Offer a Prize

Speaking of laboratories of innovation, here is another old idea that is now coming back into fashion: the incentive prize. Long before the rise of the modern philanthropic grant-making foundation, whose form was established by the Rockefeller and Ford families in the early twentieth century, prizes were more common than grants as methods for trying to spur innovation and solve specific problems. Most famously, in 1714 the British Parliament dangled a big-ticket cash prize for anyone who could figure out a simple and practical way for ships to determine their exact longitude—an important issue for the world’s leading sea-power of the day. It took several decades, but the problem was solved, and the prize purse was dis­tributed.
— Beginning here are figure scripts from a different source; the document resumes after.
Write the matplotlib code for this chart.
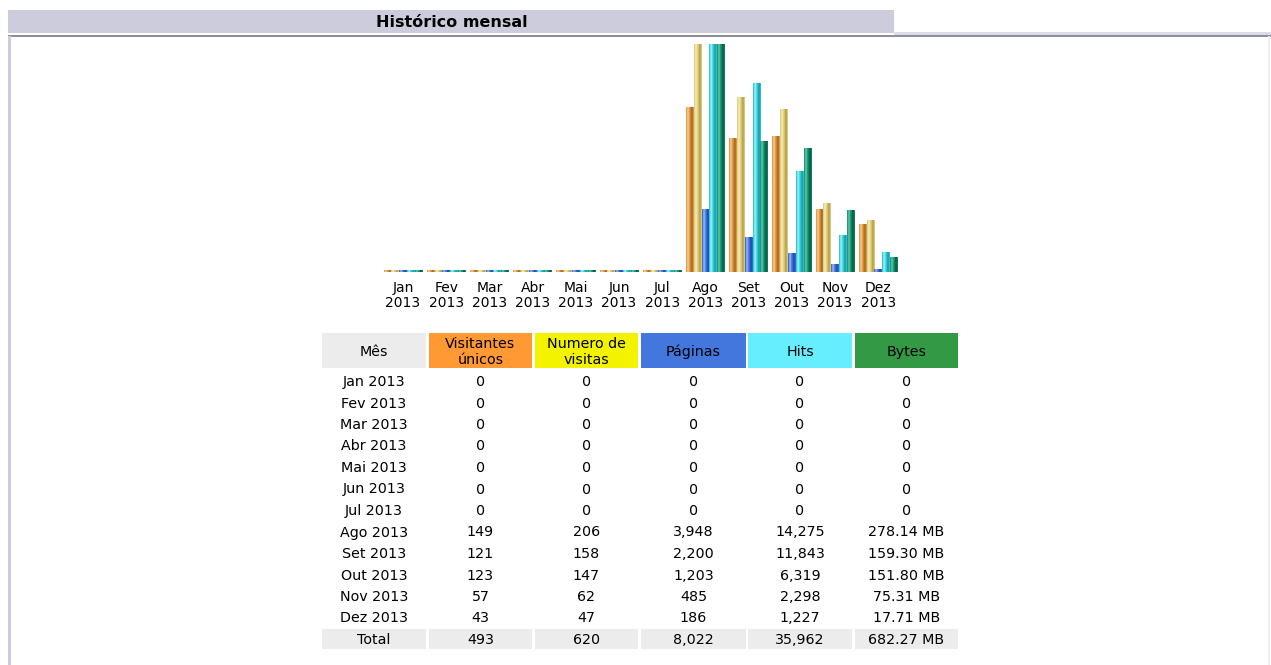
import matplotlib
matplotlib.use("Agg")
import matplotlib.pyplot as plt
from matplotlib.patches import Rectangle
from matplotlib.colors import to_rgb
import numpy as np

# ---------------- data ----------------
months = ["Jan", "Fev", "Mar", "Abr", "Mai", "Jun", "Jul", "Ago", "Set", "Out", "Nov", "Dez"]
year = "2013"
visitors = [0, 0, 0, 0, 0, 0, 0, 149, 121, 123, 57, 43]
visits = [0, 0, 0, 0, 0, 0, 0, 206, 158, 147, 62, 47]
pages = [0, 0, 0, 0, 0, 0, 0, 3948, 2200, 1203, 485, 186]
hits = [0, 0, 0, 0, 0, 0, 0, 14275, 11843, 6319, 2298, 1227]
bytes_mb = [0, 0, 0, 0, 0, 0, 0, 278.14, 159.30, 151.80, 75.31, 17.71]
bytes_txt = ["0", "0", "0", "0", "0", "0", "0", "278.14 MB", "159.30 MB", "151.80 MB", "75.31 MB", "17.71 MB"]
totals = ["Total", "493", "620", "8,022", "35,962", "682.27 MB"]
headers = ["Mês", "Visitantes\núnicos", "Numero de\nvisitas", "Páginas", "Hits", "Bytes"]
header_colors = ["#ECECEC", "#FF9933", "#F3F300", "#4477DD", "#66EEFF", "#339944"]
title = "Histórico mensal"

W, H = 1271, 665
fig = plt.figure(figsize=(W / 100, H / 100), dpi=100)
fig.patch.set_facecolor("white")

# background / frame axes in pixel coords
bg = fig.add_axes([0, 0, 1, 1])
bg.set_xlim(0, W)
bg.set_ylim(H, 0)
bg.axis("off")
bg.add_patch(Rectangle((8, 10), 886, 23, facecolor="#CCCCDD", edgecolor="none"))
bg.add_patch(Rectangle((894, 32), W - 894, 3, facecolor="#DCDCE6", edgecolor="none"))
bg.add_patch(Rectangle((8, 34.5), W - 8, 2, facecolor="#8E8E9C", edgecolor="none"))
bg.add_patch(Rectangle((8, 36), 3, H - 36, facecolor="#CCCCDD", edgecolor="none"))
bg.add_patch(Rectangle((1268, 36), 2, H - 36, facecolor="#EEEEF2", edgecolor="none"))
bg.text(452, 27, title, ha="center", va="baseline", fontsize=11.5, fontweight="bold", color="black")

# ---------------- bar chart ----------------
group_px = 43.2
base_y, top_y = 272, 44
cx0 = 403
ax = fig.add_axes([(cx0 - group_px / 2) / W, (H - base_y) / H, 12 * group_px / W, (base_y - top_y) / H])
ax.set_xlim(-0.5, 11.5)
ax.set_ylim(0, 1)
ax.axis("off")

vmax1 = max(max(visitors), max(visits))
vmax2 = max(max(pages), max(hits))
vmax3 = max(bytes_mb)
series = [
    (np.array(visitors) / vmax1, ["#E2A050", "#F8D09A", "#E8A04C", "#C88436", "#9E6420", "#D8964A"]),
    (np.array(visits) / vmax1, ["#E0D084", "#F8EEBC", "#E6D488", "#D2BE6A", "#B09A48", "#D8C676"]),
    (np.array(pages) / vmax2, ["#3E72D8", "#A4C0F6", "#5A88E4", "#3A68D0", "#1C46A8", "#3868CC"]),
    (np.array(hits) / vmax2, ["#34C8D2", "#A8F6F8", "#56E0E8", "#30C4D0", "#1498A8", "#30BCC8"]),
    (np.array(bytes_mb) / vmax3, ["#24987A", "#6CCAAA", "#22A080", "#0A8464", "#005C40", "#187A5C"]),
]
bw = 7.8 / group_px
x = np.arange(len(months))
min_h = 0.008
for k, (vals, cols) in enumerate(series):
    hts = np.maximum(vals, min_h)
    bars = ax.bar(x + (k - 2) * bw, hts, width=bw, color=cols[2], edgecolor="none")
    grad = np.array([[to_rgb(c) for c in cols]])
    for b in bars:
        x0, y0 = b.get_x(), b.get_y()
        w, h = b.get_width(), b.get_height()
        im = ax.imshow(grad, extent=[x0, x0 + w, y0, y0 + h], aspect="auto",
                       interpolation="bilinear", zorder=3)
        im.set_clip_path(b)

for i, m in enumerate(months):
    px = cx0 + i * group_px
    bg.text(px, 292, m, ha="center", va="baseline", fontsize=10, color="black")
    bg.text(px, 307, year, ha="center", va="baseline", fontsize=10, color="black")

# ---------------- table ----------------
fs = 10.3
cols_x = [(322, 426), (429, 532), (535, 638), (641, 746), (748, 852), (855, 958)]
for (xa, xb), hd, hc in zip(cols_x, headers, header_colors):
    bg.add_patch(Rectangle((xa, 333), xb - xa, 35, facecolor=hc, edgecolor="none"))
    lines = hd.split("\n")
    if len(lines) == 1:
        bg.text((xa + xb) / 2, 356, lines[0], ha="center", va="baseline", fontsize=fs, color="black")
    else:
        bg.text((xa + xb) / 2, 348, lines[0], ha="center", va="baseline", fontsize=fs, color="black")
        bg.text((xa + xb) / 2, 364, lines[1], ha="center", va="baseline", fontsize=fs, color="black")

row0, row_h = 386, 21.5
fmt = lambda v: f"{v:,}"
for i, m in enumerate(months):
    y = row0 + i * row_h
    row = [f"{m} {year}", fmt(visitors[i]), fmt(visits[i]), fmt(pages[i]), fmt(hits[i]), bytes_txt[i]]
    for (xa, xb), t in zip(cols_x, row):
        bg.text((xa + xb) / 2, y, t, ha="center", va="baseline", fontsize=fs, color="black")

yt = row0 + len(months) * row_h
for (xa, xb), t in zip(cols_x, totals):
    bg.add_patch(Rectangle((xa, yt - 15), xb - xa, 20, facecolor="#ECECEC", edgecolor="none"))
    bg.text((xa + xb) / 2, yt, t, ha="center", va="baseline", fontsize=fs, color="black")

fig.savefig("out.png", dpi=100, facecolor="white")
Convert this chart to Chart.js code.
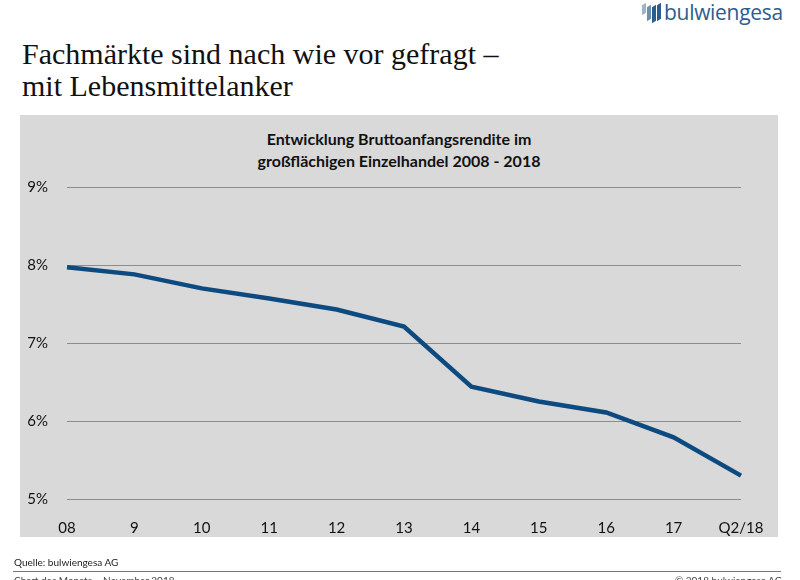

In a similar way, Napoleon Bonaparte, understanding that armies march on their stomachs, offered a cash prize to anyone who developed a reliable method for preserving food. In response, after several years of experimentation, a French cook and inventor discovered how to can food safely (and got the prize money). In the 1920s, New York hotelier Raymond Orteig offered a cash prize for the first person to fly nonstop from New York to Paris (or vice versa). Charles Lindbergh, in his now-famous plane The Spirit of St. Louis, won the Orteig Prize in 1927 for a more than 33-hour solo transatlantic flight. Lindbergh won a cash prize of $25,000 (the equivalent of some $350,000 in today’s money) and a lifetime of fame (and fame-related problems).